Even though the Baader Venus filter filter bandpass is only 60nm wide, the change in atmospheric refraction with wavelength is dispersion is high at these shorter wavelengths. As a result you get some vertical smearing as the atmosphere acts like a giant prism.

Note on the R image the sharp right hand side (vertical edge) but the blurred bottom edge (hztl). Also note the asymmetric horns that result too from not correcting for the dispersion.
Martin

Comments

Peter the Fraudfinder's picture

Martin

That is fascinating.  I have an ADC but have been deliberately avoiding using it on Venus with the Baader UV filter as I thought that any additional glass reduces the amount of UV that will get through.

If I get an othe rchance soon I will try with the ADC.

Peter

Fossil Light's picture

Hi Peter,
Some makes will attenuate the UV more than others.

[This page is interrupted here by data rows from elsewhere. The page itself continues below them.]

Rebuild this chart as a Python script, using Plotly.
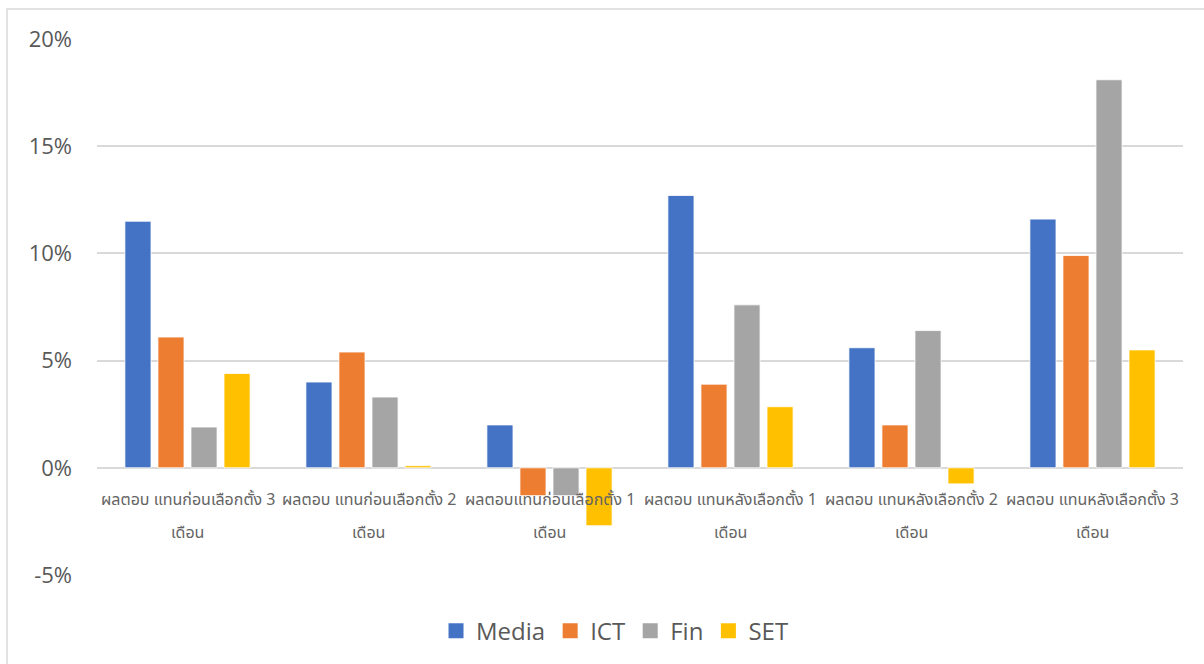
import plotly.graph_objects as go

categories = [
    "ผลตอบ แทนก่อนเลือกตั้ง 3|เดือน",
    "ผลตอบ แทนก่อนเลือกตั้ง 2|เดือน",
    "ผลตอบแทนก่อนเลือกตั้ง 1|เดือน",
    "ผลตอบ แทนหลังเลือกตั้ง 1|เดือน",
    "ผลตอบ แทนหลังเลือกตั้ง 2|เดือน",
    "ผลตอบ แทนหลังเลือกตั้ง 3|เดือน",
]
media = [11.5, 4.0, 2.0, 12.7, 5.6, 11.6]
ict = [6.1, 5.4, -1.3, 3.9, 2.0, 9.9]
fin = [1.9, 3.3, -1.3, 7.6, 6.4, 18.1]
set_ = [4.4, 0.1, -2.7, 2.85, -0.75, 5.5]

series_names = ["Media", "ICT", "Fin", "SET"]
series_colors = ["#4472C4", "#ED7D31", "#A5A5A5", "#FFC000"]
tick_vals = [-5, 0, 5, 10, 15, 20]
tick_text = ["-5%", "0%", "5%", "10%", "15%", "20%"]

TEXT = "#595959"
THAI_FONT = "Noto Sans Thai, Leelawadee UI, Tahoma, DejaVu Sans, sans-serif"

fig = go.Figure()
for name, vals, col in zip(series_names, [media, ict, fin, set_], series_colors):
    fig.add_trace(go.Bar(
        x=categories, y=vals, name=name, showlegend=False,
        marker=dict(color=col, line=dict(color="white", width=0.8)),
    ))
# legend entries with larger square symbols
for name, col in zip(series_names, series_colors):
    fig.add_trace(go.Scatter(
        x=[categories[0]], y=[None], name=name, mode="markers",
        marker=dict(symbol="square", size=15, color=col),
    ))

annotations = []
for c in categories:
    l1, l2 = c.split("|")
    annotations.append(dict(x=c, y=0, xref="x", yref="y", text=l1, showarrow=False,
                            yanchor="middle", yshift=-32,
                            font=dict(size=16, color="#646464", family=THAI_FONT)))
    annotations.append(dict(x=c, y=0, xref="x", yref="y", text=l2, showarrow=False,
                            yanchor="middle", yshift=-65,
                            font=dict(size=16, color="#646464", family=THAI_FONT)))

fig.update_layout(
    width=1204, height=664,
    margin=dict(l=97, r=21, t=39, b=89, autoexpand=False),
    paper_bgcolor="white", plot_bgcolor="white",
    barmode="group", bargap=0.27, bargroupgap=0.21,
    font=dict(family="Open Sans, sans-serif", color=TEXT),
    showlegend=True,
    legend=dict(orientation="h", x=0.477, xanchor="center", y=-0.063, yanchor="top",
                font=dict(size=24, color=TEXT), itemsizing="trace",
                itemwidth=30, tracegroupgap=0),
    annotations=annotations,
    shapes=[dict(type="rect", xref="paper", yref="paper",
                 x0=-0.0829, x1=1.1, y0=-0.3, y1=1.056,
                 line=dict(color="#d9d9d9", width=1.5), layer="below")],
)
fig.update_xaxes(showticklabels=False, showgrid=False, showline=False, zeroline=False,
                 ticks="")
fig.update_yaxes(range=[-5, 20], tickvals=tick_vals, ticktext=tick_text,
                 showgrid=True, gridcolor="#d9d9d9", gridwidth=1.5,
                 zeroline=True, zerolinecolor="#d9d9d9", zerolinewidth=2,
                 showline=False, ticks="", ticklabelstandoff=24,
                 tickfont=dict(size=22, color=TEXT))

fig.write_html("out.html")
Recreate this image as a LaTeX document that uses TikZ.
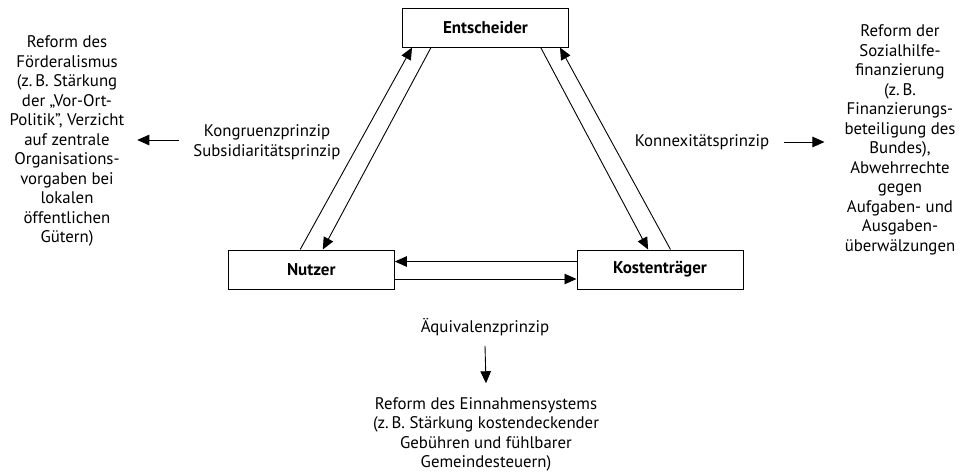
\documentclass[tikz,border=0pt]{standalone}
\usepackage{fontspec}
\setmainfont{PT Sans}
\usetikzlibrary{arrows.meta,calc}
\begin{document}
\begin{tikzpicture}[x=1pt,y=-1pt,
  box/.style={draw,line width=1pt,minimum width=166pt,minimum height=39pt,inner sep=0pt,font=\fontsize{17}{20}\selectfont\bfseries},
  txt/.style={align=center,inner sep=0pt,font=\fontsize{16.8}{19.5}\selectfont},
  arr/.style={line width=0.9pt,-{Triangle[length=12pt,width=10.5pt]}}]
\useasboundingbox (0,0) rectangle (966,475);
% boxes
\node[box] (ent) at (485.5,27.5) {Entscheider};
\node[box] (nut) at (311.3,269.5) {Nutzer};
\node[box] (kos) at (660,269.5) {Kostenträger};
% triangle connectors
\draw[arr] ($(nut.north west)+(72.4,0)$) -- ($(ent.south west)+(10,0)$);
\draw[arr] ($(ent.south west)+(29,0)$) -- ($(nut.north west)+(95,0)$);
\draw[arr] ($(ent.south east)+(-28.3,0)$) -- ($(kos.north west)+(71.6,0)$);
\draw[arr] ($(kos.north west)+(94,0)$) -- ($(ent.south east)+(-9,0)$);
\draw[arr] ($(kos.west)+(0,-8)$) -- ($(nut.east)+(0,-8)$);
\draw[arr] ($(nut.east)+(0,9.5)$) -- ($(kos.west)+(0,9.5)$);
% labels
\node[txt] (kong) at (267,142) {Kongruenzprinzip\\Subsidiaritätsprinzip};
\node[txt] (konn) at (702,142) {Konnexitätsprinzip};
\node[txt] (aeq) at (485,327) {Äquivalenzprinzip};
% outcome texts
\node[txt] (left) at (67,141) {Reform des\\Förderalismus\\(z.\,B. Stärkung\\der „Vor-Ort-\\Politik”, Verzicht\\auf zentrale\\Organisations-\\vorgaben bei\\lokalen\\öffentlichen\\Gütern)};
\node[txt] (right) at (900,140) {Reform der\\Sozialhilfe-\\finanzierung\\(z.\,B.\\Finanzierungs-\\beteiligung des\\Bundes),\\Abwehrrechte\\gegen\\Aufgaben- und\\Ausgaben-\\überwälzungen};
\node[txt] (bot) at (486,434.5) {Reform des Einnahmensystems\\(z.\,B. Stärkung kostendeckender\\Gebühren und fühlbarer\\Gemeindesteuern)};
% outcome arrows
\draw[arr] ($(kong.west)+(-14,-2)$) -- ($(kong.west)+(-56,-2)$);
\draw[arr] ($(konn.east)+(15,0)$) -- ($(konn.east)+(55,0)$);
\draw[arr] ($(aeq.south)+(0,10)$) -- ($(bot.north)+(0,-14)$);
\end{tikzpicture}
\end{document}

Compare with and without the ADC at the same camera settings to see how much it impacts the brightness (but keep the same Barlow to camera spacing otherwise the image scale will be thrown out affecting the image brightness).

If the image is 30% dimmer just record for 30% longer and the signal to noise in the stacked image will be identical to before!
Cheers
Martin

Peter the Fraudfinder's picture

Thanks, Martin

That is very helpful.   I use a Pierre Astro ADC I bought some years ago.   I have been avoiding Barlows on Venus for the same reason - I still get a nice image scale at the moment with the 14inch at f/10 and it means I can run the camera at 200-250 frames per second even with the Baader U Venus fiiter - getting the pick of the seeing with it.   I have certainly been picking up more cloud detail than with a Barlow or PowerMate in the past.

Peter

Fossil Light's picture

Is your Pierro  Astro ADC the UV transmissive version? Early on there were two versions sold but now they just do the version which extends into the UV with fused silica prisms and UV transmissive coatings.    

Martin           

Peter the Fraudfinder's picture

Martin

That is a question I can't answer unless you know a means of checking by examining it.  I bought it before my current computer and email records (which go back to 2013) and at the time it was one of only three ADCs available in Europe. There was a rival at around £550 and another at a mind numbing price (£999) but the Pierro Astro version I bought was (from memory) a more 'reasonable' £450.   UV wasn't on my radar at the time so I didn't notice - I wanted it for Jupiter, Saturn and Mars with my then 12inch SCT. I hadn't considered clouds on Venus as a viable imaging option.  I bought the 12inch in late 2008 so the ADC could have been bought any time between 2009 and 2012.